Task: Retype the lines beneath this one, from the first through the line containing "const pitchMax = 500;". Pictures are left out.
◇ ◇ ◇
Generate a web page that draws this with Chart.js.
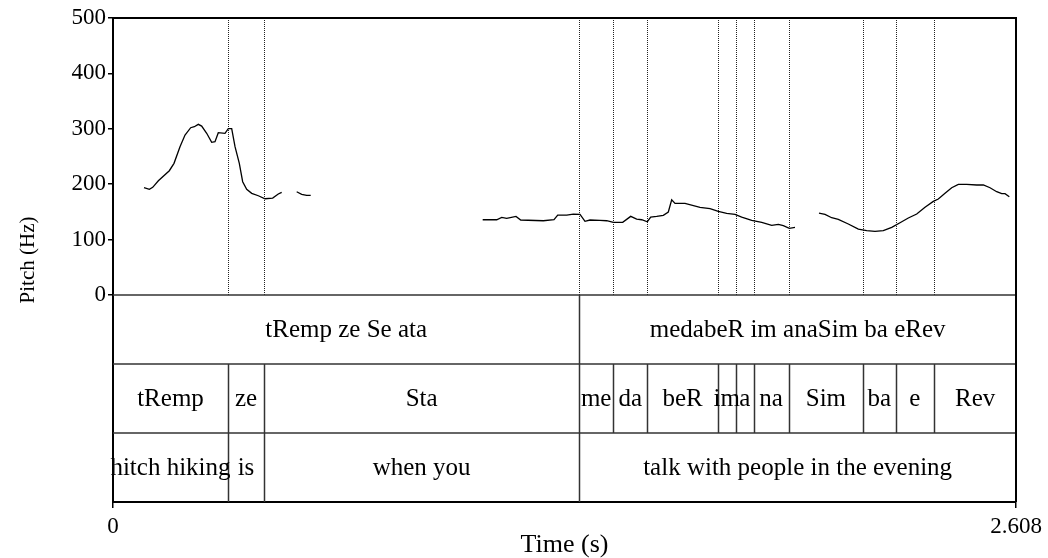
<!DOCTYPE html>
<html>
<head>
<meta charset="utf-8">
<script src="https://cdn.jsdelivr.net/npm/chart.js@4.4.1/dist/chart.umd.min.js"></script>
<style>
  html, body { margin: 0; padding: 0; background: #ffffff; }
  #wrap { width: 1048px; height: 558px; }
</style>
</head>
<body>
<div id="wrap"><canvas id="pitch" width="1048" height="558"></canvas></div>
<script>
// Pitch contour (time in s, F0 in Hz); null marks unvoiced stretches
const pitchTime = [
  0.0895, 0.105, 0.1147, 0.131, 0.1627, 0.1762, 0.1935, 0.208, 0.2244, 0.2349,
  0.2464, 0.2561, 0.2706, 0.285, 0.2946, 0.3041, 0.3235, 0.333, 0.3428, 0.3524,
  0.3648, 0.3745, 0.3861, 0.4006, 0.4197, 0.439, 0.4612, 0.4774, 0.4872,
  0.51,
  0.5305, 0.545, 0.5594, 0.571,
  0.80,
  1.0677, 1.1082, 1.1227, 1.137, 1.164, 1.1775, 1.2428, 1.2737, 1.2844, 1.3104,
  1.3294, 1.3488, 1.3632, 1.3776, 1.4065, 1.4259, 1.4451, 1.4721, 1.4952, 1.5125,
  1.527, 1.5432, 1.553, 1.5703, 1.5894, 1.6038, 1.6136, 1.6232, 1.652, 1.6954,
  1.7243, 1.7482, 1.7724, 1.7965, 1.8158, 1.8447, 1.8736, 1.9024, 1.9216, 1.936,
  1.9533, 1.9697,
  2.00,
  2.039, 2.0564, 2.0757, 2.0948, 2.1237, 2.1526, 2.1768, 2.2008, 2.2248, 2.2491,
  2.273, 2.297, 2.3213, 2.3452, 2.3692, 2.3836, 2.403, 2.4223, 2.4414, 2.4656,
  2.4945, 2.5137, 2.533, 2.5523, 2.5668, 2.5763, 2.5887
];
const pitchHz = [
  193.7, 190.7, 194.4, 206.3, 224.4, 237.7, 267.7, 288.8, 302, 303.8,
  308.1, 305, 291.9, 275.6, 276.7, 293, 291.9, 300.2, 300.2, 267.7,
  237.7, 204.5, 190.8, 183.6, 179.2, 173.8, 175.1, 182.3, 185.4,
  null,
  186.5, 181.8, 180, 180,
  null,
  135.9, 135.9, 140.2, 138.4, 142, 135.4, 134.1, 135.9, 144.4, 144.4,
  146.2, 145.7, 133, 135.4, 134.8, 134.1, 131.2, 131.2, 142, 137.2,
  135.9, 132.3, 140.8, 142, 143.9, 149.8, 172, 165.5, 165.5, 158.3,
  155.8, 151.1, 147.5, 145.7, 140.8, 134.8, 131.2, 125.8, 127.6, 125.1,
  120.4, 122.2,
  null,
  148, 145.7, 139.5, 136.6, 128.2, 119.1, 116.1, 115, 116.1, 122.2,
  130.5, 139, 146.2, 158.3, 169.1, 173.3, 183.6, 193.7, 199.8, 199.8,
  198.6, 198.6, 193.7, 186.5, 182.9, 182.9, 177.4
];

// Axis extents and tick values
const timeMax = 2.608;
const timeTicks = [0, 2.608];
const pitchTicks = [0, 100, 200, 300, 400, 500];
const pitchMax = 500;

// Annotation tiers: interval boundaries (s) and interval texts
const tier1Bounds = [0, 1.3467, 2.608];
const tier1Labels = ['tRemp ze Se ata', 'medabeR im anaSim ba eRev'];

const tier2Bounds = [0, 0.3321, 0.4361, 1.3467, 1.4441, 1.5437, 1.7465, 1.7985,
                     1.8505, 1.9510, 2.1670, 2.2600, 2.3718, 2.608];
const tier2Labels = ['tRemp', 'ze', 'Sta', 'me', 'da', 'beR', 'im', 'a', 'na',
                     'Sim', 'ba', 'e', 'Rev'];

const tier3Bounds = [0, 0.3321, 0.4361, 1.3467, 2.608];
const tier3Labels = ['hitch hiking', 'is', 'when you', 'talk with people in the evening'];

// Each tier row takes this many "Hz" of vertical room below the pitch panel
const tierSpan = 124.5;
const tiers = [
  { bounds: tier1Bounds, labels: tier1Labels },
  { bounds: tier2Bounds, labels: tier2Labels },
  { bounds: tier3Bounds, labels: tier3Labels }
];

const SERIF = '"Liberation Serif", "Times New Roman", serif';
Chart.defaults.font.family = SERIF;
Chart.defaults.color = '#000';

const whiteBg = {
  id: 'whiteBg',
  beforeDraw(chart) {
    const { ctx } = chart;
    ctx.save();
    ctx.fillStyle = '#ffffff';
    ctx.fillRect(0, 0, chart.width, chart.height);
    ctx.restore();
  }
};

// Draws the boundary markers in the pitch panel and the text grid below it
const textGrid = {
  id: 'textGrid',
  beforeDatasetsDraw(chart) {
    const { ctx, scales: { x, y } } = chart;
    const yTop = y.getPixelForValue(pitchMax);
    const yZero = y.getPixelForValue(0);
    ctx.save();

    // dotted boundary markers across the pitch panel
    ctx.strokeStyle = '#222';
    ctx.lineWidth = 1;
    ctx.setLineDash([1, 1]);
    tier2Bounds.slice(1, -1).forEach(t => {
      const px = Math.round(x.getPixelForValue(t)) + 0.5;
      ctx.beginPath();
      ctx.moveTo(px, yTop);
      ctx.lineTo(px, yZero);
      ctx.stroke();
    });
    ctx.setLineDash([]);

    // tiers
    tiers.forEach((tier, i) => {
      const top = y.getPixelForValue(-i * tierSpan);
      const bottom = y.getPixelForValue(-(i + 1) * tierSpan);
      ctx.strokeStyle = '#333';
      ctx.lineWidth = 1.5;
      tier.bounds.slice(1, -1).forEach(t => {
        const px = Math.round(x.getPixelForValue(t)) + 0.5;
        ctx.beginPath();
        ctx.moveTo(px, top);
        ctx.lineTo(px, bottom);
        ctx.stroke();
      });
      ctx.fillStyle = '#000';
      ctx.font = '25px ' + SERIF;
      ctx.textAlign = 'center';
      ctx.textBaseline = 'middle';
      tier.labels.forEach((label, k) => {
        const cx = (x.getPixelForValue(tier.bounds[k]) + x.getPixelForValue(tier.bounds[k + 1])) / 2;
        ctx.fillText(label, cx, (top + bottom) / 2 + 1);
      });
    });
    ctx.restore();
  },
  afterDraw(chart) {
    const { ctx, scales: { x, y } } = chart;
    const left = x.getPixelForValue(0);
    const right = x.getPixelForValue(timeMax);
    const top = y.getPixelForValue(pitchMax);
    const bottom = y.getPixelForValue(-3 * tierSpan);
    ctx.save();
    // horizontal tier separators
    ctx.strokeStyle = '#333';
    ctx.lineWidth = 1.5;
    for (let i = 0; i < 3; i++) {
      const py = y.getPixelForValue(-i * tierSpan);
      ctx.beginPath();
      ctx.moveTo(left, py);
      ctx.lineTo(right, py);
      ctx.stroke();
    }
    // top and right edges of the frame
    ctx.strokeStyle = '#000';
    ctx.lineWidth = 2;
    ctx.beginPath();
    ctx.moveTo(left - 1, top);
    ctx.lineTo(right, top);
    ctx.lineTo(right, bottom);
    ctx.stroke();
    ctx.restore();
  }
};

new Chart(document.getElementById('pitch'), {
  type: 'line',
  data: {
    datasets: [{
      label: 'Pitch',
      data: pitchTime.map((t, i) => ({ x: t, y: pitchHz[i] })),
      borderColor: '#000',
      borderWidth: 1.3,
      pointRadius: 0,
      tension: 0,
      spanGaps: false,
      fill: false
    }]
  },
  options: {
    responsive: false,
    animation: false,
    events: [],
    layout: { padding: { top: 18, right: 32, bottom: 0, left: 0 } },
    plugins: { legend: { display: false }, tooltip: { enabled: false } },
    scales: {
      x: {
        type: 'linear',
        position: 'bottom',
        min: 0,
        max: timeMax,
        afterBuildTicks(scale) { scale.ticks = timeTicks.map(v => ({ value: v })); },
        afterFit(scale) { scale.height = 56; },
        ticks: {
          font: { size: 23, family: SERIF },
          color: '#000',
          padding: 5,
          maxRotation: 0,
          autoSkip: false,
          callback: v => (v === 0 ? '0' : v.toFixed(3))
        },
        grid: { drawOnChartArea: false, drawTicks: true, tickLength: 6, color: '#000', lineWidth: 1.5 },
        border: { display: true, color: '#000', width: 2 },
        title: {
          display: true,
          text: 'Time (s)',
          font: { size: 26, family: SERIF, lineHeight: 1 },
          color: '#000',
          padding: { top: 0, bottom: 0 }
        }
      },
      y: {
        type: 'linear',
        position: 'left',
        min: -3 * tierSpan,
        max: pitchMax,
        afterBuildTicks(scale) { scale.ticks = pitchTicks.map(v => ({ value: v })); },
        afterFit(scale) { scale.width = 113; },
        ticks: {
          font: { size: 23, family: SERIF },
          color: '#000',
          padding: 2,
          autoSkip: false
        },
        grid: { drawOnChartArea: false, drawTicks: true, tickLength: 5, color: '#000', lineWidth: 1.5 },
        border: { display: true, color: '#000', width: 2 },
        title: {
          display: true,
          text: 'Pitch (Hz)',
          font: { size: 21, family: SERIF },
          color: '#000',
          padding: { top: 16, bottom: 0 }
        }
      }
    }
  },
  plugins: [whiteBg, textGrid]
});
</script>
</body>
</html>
◇ ◇ ◇
Task solution:
Generate a web page that draws this with Chart.js.
<!DOCTYPE html>
<html>
<head>
<meta charset="utf-8">
<script src="https://cdn.jsdelivr.net/npm/chart.js@4.4.1/dist/chart.umd.min.js"></script>
<style>
  html, body { margin: 0; padding: 0; background: #ffffff; }
  #wrap { width: 1048px; height: 558px; }
</style>
</head>
<body>
<div id="wrap"><canvas id="pitch" width="1048" height="558"></canvas></div>
<script>
// Pitch contour (time in s, F0 in Hz); null marks unvoiced stretches
const pitchTime = [
  0.0895, 0.105, 0.1147, 0.131, 0.1627, 0.1762, 0.1935, 0.208, 0.2244, 0.2349,
  0.2464, 0.2561, 0.2706, 0.285, 0.2946, 0.3041, 0.3235, 0.333, 0.3428, 0.3524,
  0.3648, 0.3745, 0.3861, 0.4006, 0.4197, 0.439, 0.4612, 0.4774, 0.4872,
  0.51,
  0.5305, 0.545, 0.5594, 0.571,
  0.80,
  1.0677, 1.1082, 1.1227, 1.137, 1.164, 1.1775, 1.2428, 1.2737, 1.2844, 1.3104,
  1.3294, 1.3488, 1.3632, 1.3776, 1.4065, 1.4259, 1.4451, 1.4721, 1.4952, 1.5125,
  1.527, 1.5432, 1.553, 1.5703, 1.5894, 1.6038, 1.6136, 1.6232, 1.652, 1.6954,
  1.7243, 1.7482, 1.7724, 1.7965, 1.8158, 1.8447, 1.8736, 1.9024, 1.9216, 1.936,
  1.9533, 1.9697,
  2.00,
  2.039, 2.0564, 2.0757, 2.0948, 2.1237, 2.1526, 2.1768, 2.2008, 2.2248, 2.2491,
  2.273, 2.297, 2.3213, 2.3452, 2.3692, 2.3836, 2.403, 2.4223, 2.4414, 2.4656,
  2.4945, 2.5137, 2.533, 2.5523, 2.5668, 2.5763, 2.5887
];
const pitchHz = [
  193.7, 190.7, 194.4, 206.3, 224.4, 237.7, 267.7, 288.8, 302, 303.8,
  308.1, 305, 291.9, 275.6, 276.7, 293, 291.9, 300.2, 300.2, 267.7,
  237.7, 204.5, 190.8, 183.6, 179.2, 173.8, 175.1, 182.3, 185.4,
  null,
  186.5, 181.8, 180, 180,
  null,
  135.9, 135.9, 140.2, 138.4, 142, 135.4, 134.1, 135.9, 144.4, 144.4,
  146.2, 145.7, 133, 135.4, 134.8, 134.1, 131.2, 131.2, 142, 137.2,
  135.9, 132.3, 140.8, 142, 143.9, 149.8, 172, 165.5, 165.5, 158.3,
  155.8, 151.1, 147.5, 145.7, 140.8, 134.8, 131.2, 125.8, 127.6, 125.1,
  120.4, 122.2,
  null,
  148, 145.7, 139.5, 136.6, 128.2, 119.1, 116.1, 115, 116.1, 122.2,
  130.5, 139, 146.2, 158.3, 169.1, 173.3, 183.6, 193.7, 199.8, 199.8,
  198.6, 198.6, 193.7, 186.5, 182.9, 182.9, 177.4
];

// Axis extents and tick values
const timeMax = 2.608;
const timeTicks = [0, 2.608];
const pitchTicks = [0, 100, 200, 300, 400, 500];
const pitchMax = 500;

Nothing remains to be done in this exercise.